Concern for Iwi over proposed Wellington Super City arrangement

Former Carterton Mayor Ron Mark says his iwi of Ngāti Kahungunu will be shafted in the proposed Wellington Super City.

The Local Government Commission has made recommendations to amalgamate the nine councils of the Wellington region, but Mark says Iwi will be left worse off.

Though his time is taken up with the daily grind of Parliament, Ron Mark's heart still lies in the Wairarapa.

“There is a Treaty settlement in process. In fact there are two over there, Rangitāne and Kahungunu, and it is in those treaty settlements where the final decisions about how Māori see themselves playing a governance role in their rohe will be settled, in there, nowhere else,” says Ron Mark.

According to recommendations by the Local Government Commission, the Wairarapa Council would be scrapped, and instead two representatives would take seats on the new Greater Wellington Council.

Mark says Iwi will lose any power they have in that framework.

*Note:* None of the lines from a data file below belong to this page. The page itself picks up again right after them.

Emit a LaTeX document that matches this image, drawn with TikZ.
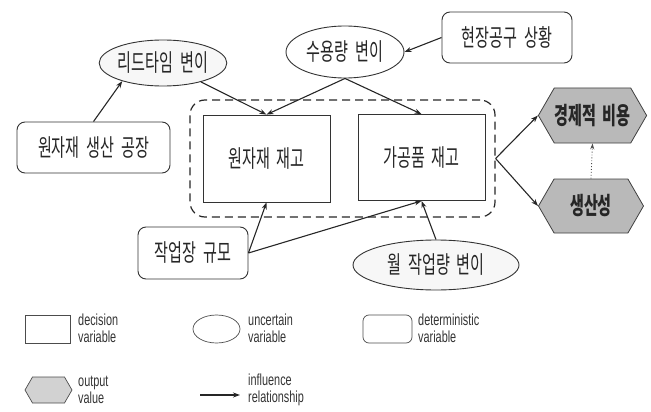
\documentclass[tikz,border=0pt]{standalone}
\usepackage{fontspec}
\newfontfamily\krfont[WordSpace=2]{Noto Sans CJK KR}
\newfontfamily\legfont{Liberation Sans}
\usetikzlibrary{shapes.geometric,shapes.symbols,arrows.meta}

% condensed text helpers
\newcommand\krtext[1]{\scalebox{0.63}[1]{#1}}
\newcommand\legline[1]{\scalebox{0.68}[1]{#1}}

\tikzset{
  lbl/.style={font=\krfont\fontsize{24}{26}\selectfont, text=black!85},
  legtext/.style={font=\legfont\fontsize{16}{17}\selectfont, text=black!80, align=left, anchor=west, inner sep=0pt},
  decision/.style={draw=black!80, line width=0.8pt, inner sep=0pt, lbl},
  determ/.style={draw=black!80, line width=0.9pt, rounded corners=8pt, inner sep=0pt, lbl},
  uncert/.style={ellipse, draw=black!80, line width=0.9pt, inner sep=0pt, lbl},
  outval/.style={signal, signal to=west and east, signal pointer angle=120,
    draw=black!75, fill=gray!55, line width=0.8pt, inner sep=0pt, lbl,
    font=\krfont\bfseries\fontsize{24}{26}\selectfont},
  group/.style={draw=black!85, dash pattern=on 8pt off 5pt, line width=1.2pt, rounded corners=15pt, inner sep=0pt},
  infl/.style={-{Stealth[length=7pt,width=5pt]}, line width=1.1pt, draw=black!85},
  weak/.style={-{Stealth[length=6pt,width=4pt]}, line width=0.9pt, dotted, draw=black!70},
}

\begin{document}
\begin{tikzpicture}[x=1pt,y=-1pt]
\useasboundingbox (0,0) rectangle (651,412);

% grouped inventory decisions
\node[group, minimum width=305pt, minimum height=117pt] (grp) at (342.5,158.5) {};
\node[decision, minimum width=127pt, minimum height=87pt] (raw) at (266.5,158.5) {\krtext{원자재 재고}};
\node[decision, minimum width=127pt, minimum height=86pt] (proc) at (421.5,157.5) {\krtext{가공품 재고}};

% uncertain variables
\node[uncert, fill=gray!6, minimum width=126pt, minimum height=46pt] (lead) at (163,63) {\krtext{리드타임 변이}};
\node[uncert, fill=white, minimum width=118pt, minimum height=52pt] (cap) at (345,52) {\krtext{수용량 변이}};
\node[uncert, fill=gray!6, minimum width=166pt, minimum height=50pt] (month) at (436,265) {\krtext{월 작업량 변이}};

% deterministic variables
\node[determ, minimum width=153pt, minimum height=51pt] (plant) at (93.5,147.5) {\krtext{원자재 생산 공장}};
\node[determ, minimum width=130pt, minimum height=51pt] (site) at (507,37.5) {\krtext{현장공구 상황}};
\node[determ, minimum width=110pt, minimum height=52pt] (work) at (193,253) {\krtext{작업장 규모}};

% output values
\node[outval, minimum width=105pt, minimum height=55pt] (cost) at (592.5,115.5) {\krtext{경제적 비용}};
\node[outval, minimum width=105pt, minimum height=54pt] (prod) at (591,206) {\krtext{생산성}};

% influence relationships
\draw[infl] (plant.north) -- (lead.204);
\draw[infl] (lead) -- (raw.north);
\draw[infl] (cap.south) -- (raw.north);
\draw[infl] (cap.south) -- (proc.north);
\draw[infl] (site.west) -- (cap.east);
\draw[infl] (work.east) -- (raw.south);
\draw[infl] (work.east) -- (proc.south);
\draw[infl] (month.north) -- (proc.south);
\draw[infl] (grp.east) -- (cost.west);
\draw[infl] (grp.east) -- (prod.west);
\draw[weak] (prod.north) -- (cost.south);

% legend
\node[draw=black!70, line width=0.7pt, minimum width=45pt, minimum height=28pt, inner sep=0pt] (kdec) at (47.5,329) {};
\node[legtext] (tdec) at (78,328) {\legline{decision}\\\legline{variable}};
\node[ellipse, draw=black!70, line width=0.7pt, minimum width=47pt, minimum height=28pt, inner sep=0pt] (kunc) at (216.5,329) {};
\node[legtext] (tunc) at (248,328) {\legline{uncertain}\\\legline{variable}};
\node[draw=black!70, line width=0.7pt, rounded corners=6pt, minimum width=49pt, minimum height=28pt, inner sep=0pt] (kdet) at (387.5,329) {};
\node[legtext] (tdet) at (418,328) {\legline{deterministic}\\\legline{variable}};
\node[signal, signal to=west and east, signal pointer angle=120, draw=black!70, fill=gray!35, line width=0.7pt, minimum width=47pt, minimum height=26pt, inner sep=0pt] (kout) at (48.5,390) {};
\node[legtext] (tout) at (78,390) {\legline{output}\\\legline{value}};
\coordinate (ka) at (200,395);
\coordinate (kb) at (240,395);
\draw[infl] (ka) -- (kb);
\node[legtext] (tinf) at (248,390) {\legline{influence}\\\legline{relationship}};
\end{tikzpicture}
\end{document}
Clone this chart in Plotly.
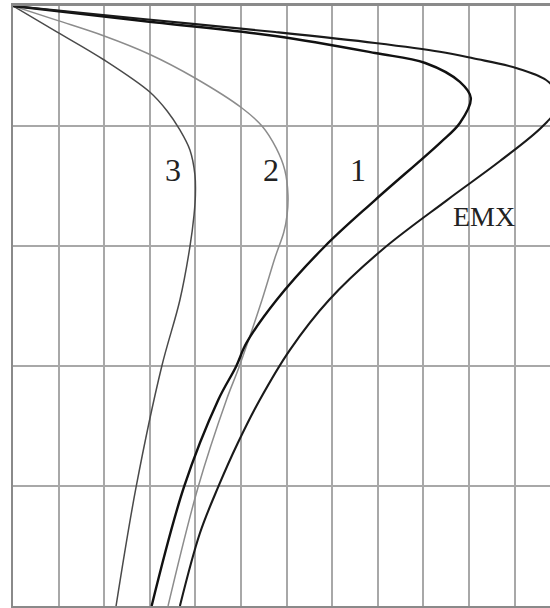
import plotly.graph_objects as go

# Profiles: horizontal value vs depth (depth increases downward), in grid units
emx_x = [0, 2.85, 5.75, 7.94, 9.36, 10.09, 11.05, 11.78, 11.97, 11.62, 10.68, 9.52, 8.09, 6.93, 6.07, 5.41, 4.93, 4.50, 4.10, 3.66]
emx_y = [0, 0.108, 0.217, 0.308, 0.381, 0.436, 0.519, 0.644, 0.825, 1.0, 1.292, 1.617, 2.033, 2.45, 2.867, 3.283, 3.642, 4.008, 4.392, 5.0]

c1_x = [0, 2.85, 5.75, 7.94, 9.04, 9.80, 10.04, 9.80, 9.36, 7.94, 6.83, 5.78, 5.12, 4.89, 4.50, 3.75, 3.04]
c1_y = [0, 0.125, 0.25, 0.392, 0.475, 0.633, 0.767, 0.975, 1.142, 1.617, 2.006, 2.45, 2.808, 3.006, 3.283, 4.008, 5.0]

c2_x = [0, 0.97, 2.0, 2.98, 3.99, 5.02, 5.46, 5.77, 5.96, 6.03, 6.01, 5.94, 5.75, 5.46, 4.96, 4.68, 4.06, 3.40]
c2_y = [0, 0.12, 0.25, 0.40, 0.60, 0.85, 1.0, 1.183, 1.367, 1.575, 1.742, 1.883, 2.092, 2.45, 3.006, 3.283, 4.008, 5.0]

c3_x = [0, 0.97, 2.0, 3.0, 3.38, 3.66, 3.88, 3.99, 4.0, 3.97, 3.88, 3.66, 3.26, 2.70, 2.26]
c3_y = [0, 0.217, 0.45, 0.717, 0.875, 1.033, 1.2, 1.408, 1.575, 1.742, 2.006, 2.45, 3.006, 4.008, 5.0]

labels = ["3", "2", "1", "EMX"]
label_x = [3.51, 5.65, 7.57, 10.33]
label_y = [1.367, 1.367, 1.367, 1.75]
label_sizes = [32, 32, 32, 28]

fig = go.Figure()

series = [
    (c3_x, c3_y, "#4a4a4a", 1.5),
    (c2_x, c2_y, "#8c8c8c", 1.5),
    (c1_x, c1_y, "#111111", 2.4),
    (emx_x, emx_y, "#1a1a1a", 2.1),
]
for xs, ys, col, w in series:
    fig.add_trace(go.Scatter(
        x=xs, y=ys, mode="lines",
        line=dict(color=col, width=w, shape="spline", smoothing=1.0),
        hoverinfo="skip", showlegend=False,
    ))

for t, lx, ly, sz in zip(labels, label_x, label_y, label_sizes):
    fig.add_annotation(
        x=lx, y=ly, text=t, showarrow=False,
        font=dict(family="Liberation Serif", size=sz, color="#222222"),
    )

fig.update_xaxes(
    range=[0, 537 / 45.6], dtick=1, tick0=0,
    showgrid=True, gridcolor="#a8a8a8", gridwidth=2,
    showline=True, linecolor="#8a8a8a", linewidth=3, mirror=True,
    showticklabels=False, ticks="", zeroline=False,
)
fig.update_yaxes(
    range=[5, 0], dtick=1, tick0=0,
    showgrid=True, gridcolor="#a8a8a8", gridwidth=2,
    showline=True, linecolor="#8a8a8a", linewidth=2,
    showticklabels=False, ticks="", zeroline=False,
)

fig.update_layout(
    width=550, height=608,
    margin=dict(l=13, r=0, t=6, b=2),
    plot_bgcolor="white", paper_bgcolor="white",
)

fig.write_html("out.html")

According to Ron Mark, “The Ngāti Kahungunu ki Wairarapa Tāmaki Nui ā Rua Trust asked for a Wairarapa unitary authority that gives them, as tangata whenua, who have mana whenua, every say over how the natural resources in the Wairarapa are managed.”

Working in the heart of one of the poorest suburbs in Wellington, Liz Kelly is appalled at the $184 million price tag for the Super City proposal.

Liz Kelly says, “Particularly here in Porirua we’ve got a huge issue with lack of housing, and we need more employment, local employment, and those are the issues that I think that we should be spending money on.”

The cost could rise if a referendum was triggered to decide the issue, but Mark says even then, the minority will not be heard.

“Carterton with a population of eight and a half thousand is subject to the whims of the Wellington area which is 400,000. How the hell do we beat that?” says Mark.

The draft decision is now open to public feedback, which closes on March 2.